Having handled Berliner weisse and gose, then, Paste’s next upcoming, large-scale tasting/ranking will tackle all other American sours—nearly 40 of them, almost entirely from lauded, world-class breweries. It might very well be the most extensive, highest-quality tasting of sour beer ever put on in the state of Georgia. Suffice to say, it’s pretty exciting.
But before we get to the results of that big tasting, let us first examine a mere four beers to see how much even very similar sours can vary from one another. More specifically, let’s look at four different versions of the same fruit beer from Denver’s Crooked Stave. The brewery was kind enough to send us a bushel of different sours in Atlanta, and we were able to both enter two of them into the main competition (the limit is two per brewery) and use these four variations of their Petite Sour for this alternate purpose.

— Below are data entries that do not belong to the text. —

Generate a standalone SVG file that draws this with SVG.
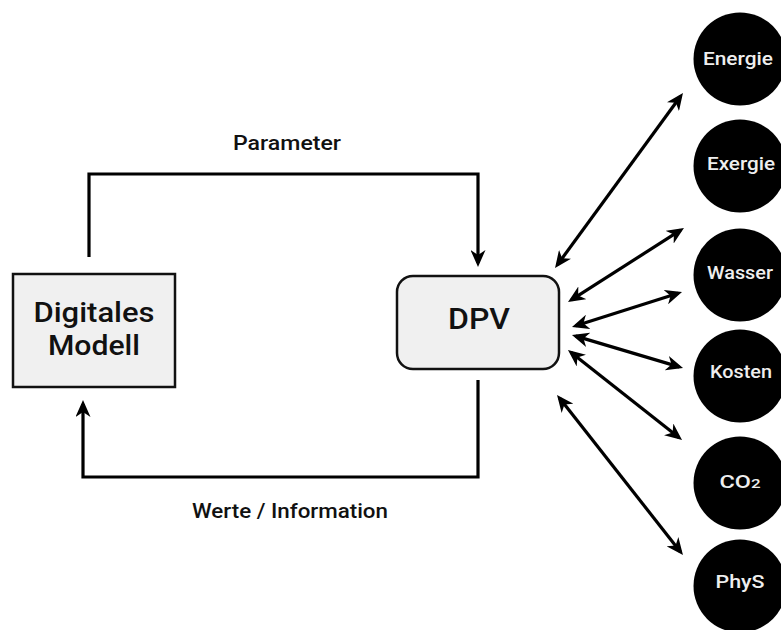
<svg xmlns="http://www.w3.org/2000/svg" width="781" height="630" viewBox="0 0 781 630">
<style>
.box{fill:#f0f0f0;stroke:#111;stroke-width:2.5}
.t{font-family:Roboto,"Liberation Sans",Arial,sans-serif;font-weight:500;fill:#111;text-anchor:middle}
.c{fill:#000}
.ct{font-family:Roboto,"Liberation Sans",Arial,sans-serif;font-weight:500;fill:#eee;font-size:18px;text-anchor:middle}
.ln{fill:none;stroke:#000;stroke-width:3.2}
</style>
<defs>
<marker id="ah" viewBox="0 0 17 15" markerUnits="userSpaceOnUse" markerWidth="17" markerHeight="15" refX="13" refY="7.5" orient="auto-start-reverse">
<path d="M0,0 L17,7.5 L0,15 L5,7.5 Z" fill="#000"/>
</marker>
</defs>
<g id="digitales-modell">
<rect class="box" x="13" y="274" width="162" height="113"/>
<text class="t" x="94" y="322" font-size="27" textLength="121" lengthAdjust="spacingAndGlyphs">Digitales</text>
<text class="t" x="94" y="355" font-size="27" textLength="92" lengthAdjust="spacingAndGlyphs">Modell</text>
</g>
<g id="dpv">
<rect class="box" x="397" y="276" width="162" height="93" rx="16" ry="16"/>
<text class="t" x="479" y="329" font-size="29.5" textLength="62" lengthAdjust="spacingAndGlyphs">DPV</text>
</g>
<g id="energie"><circle class="c" cx="740" cy="59" r="46.5"/><text class="ct" x="738" y="65" textLength="70" lengthAdjust="spacingAndGlyphs">Energie</text></g>
<g id="exergie"><circle class="c" cx="740" cy="166" r="46.5"/><text class="ct" x="741" y="170" textLength="68" lengthAdjust="spacingAndGlyphs">Exergie</text></g>
<g id="wasser"><circle class="c" cx="740" cy="275" r="46.5"/><text class="ct" x="740" y="279" textLength="66" lengthAdjust="spacingAndGlyphs">Wasser</text></g>
<g id="kosten"><circle class="c" cx="740" cy="376" r="46.5"/><text class="ct" x="741" y="378" textLength="62" lengthAdjust="spacingAndGlyphs">Kosten</text></g>
<g id="co2"><circle class="c" cx="740" cy="483" r="46.5"/><text class="ct" x="740" y="488" textLength="41" lengthAdjust="spacingAndGlyphs">CO<tspan font-size="13">2</tspan></text></g>
<g id="phys"><circle class="c" cx="740" cy="586" r="46.5"/><text class="ct" x="740" y="588" textLength="49" lengthAdjust="spacingAndGlyphs">PhyS</text></g>
<g id="connectors">
<path class="ln" d="M89,257 V174 H478 V263" marker-end="url(#ah)"/>
<path class="ln" d="M478,380 V477 H83 V404" marker-end="url(#ah)"/>
<line class="ln" x1="557.4" y1="264.8" x2="680.6" y2="96.2" marker-start="url(#ah)" marker-end="url(#ah)"/>
<line class="ln" x1="571.4" y1="299.8" x2="680.6" y2="230.2" marker-start="url(#ah)" marker-end="url(#ah)"/>
<line class="ln" x1="575.8" y1="325.8" x2="678.2" y2="293.2" marker-start="url(#ah)" marker-end="url(#ah)"/>
<line class="ln" x1="575.8" y1="336.1" x2="679.2" y2="366.9" marker-start="url(#ah)" marker-end="url(#ah)"/>
<line class="ln" x1="571.1" y1="352.5" x2="678.9" y2="437.5" marker-start="url(#ah)" marker-end="url(#ah)"/>
<line class="ln" x1="559.5" y1="398.1" x2="680.5" y2="551.9" marker-start="url(#ah)" marker-end="url(#ah)"/>
<text class="t" x="287" y="150" font-size="19.5" textLength="108" lengthAdjust="spacingAndGlyphs">Parameter</text>
<text class="t" x="290" y="518" font-size="21" textLength="196" lengthAdjust="spacingAndGlyphs">Werte / Information</text>
</g>
</svg>
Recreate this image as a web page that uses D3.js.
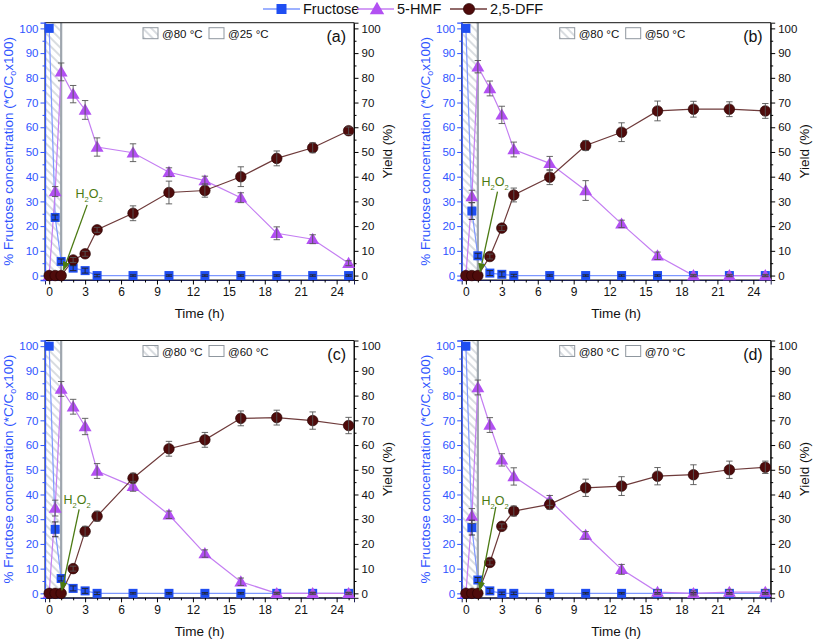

A tasting of four sour fruit beers from Crooked Stave
Each of the Petite Sour examples in our possession—Raspberry, Cherry, Boysenberry and Passionfruit—were identical in ABV, at 5.5%. Each is also described the same way on the label: “Mixed fermentation ale, aged in oak with ______.” They are, from a functional standpoint, identical except for which fruits were introduced in each batch. And that makes them perfect for a tasting lineup.
Petite Sour Raspberry
Of the group, the raspberry sour was probably the most cleanly expressive of the fruit on its label. The raspberry flavor pierces through, true and authentic, with no component that makes us think of candy or artificial raspberry flavor. Acidity and tartness are moderate to high, making for a zingy, prickling mouthfeel. It may have the best pure aromatics of the group—raspberry has often been called one of the easier fruits to brew with for a reason, because it lends its flavors readily and they stay potent for quite a while in the bottle. This one does smell heavenly, like plucking ripe-to-bursting raspberries off the vine and popping them in your mouth, one at a time.
One might criticize it as being somehow one note, but it seems to us that “one-note” is really the idea of this whole series. It’s meant to enable a tasting just like this one, to see how the base sour ale plays with each fruit addition. In the case of the raspberry Petite Sour, the base beer may be overwhelmed slightly by the fruit flavors, but they’re deliciously juicy, perfectly captured fruit flavors. It’s hard to seek anything more than that.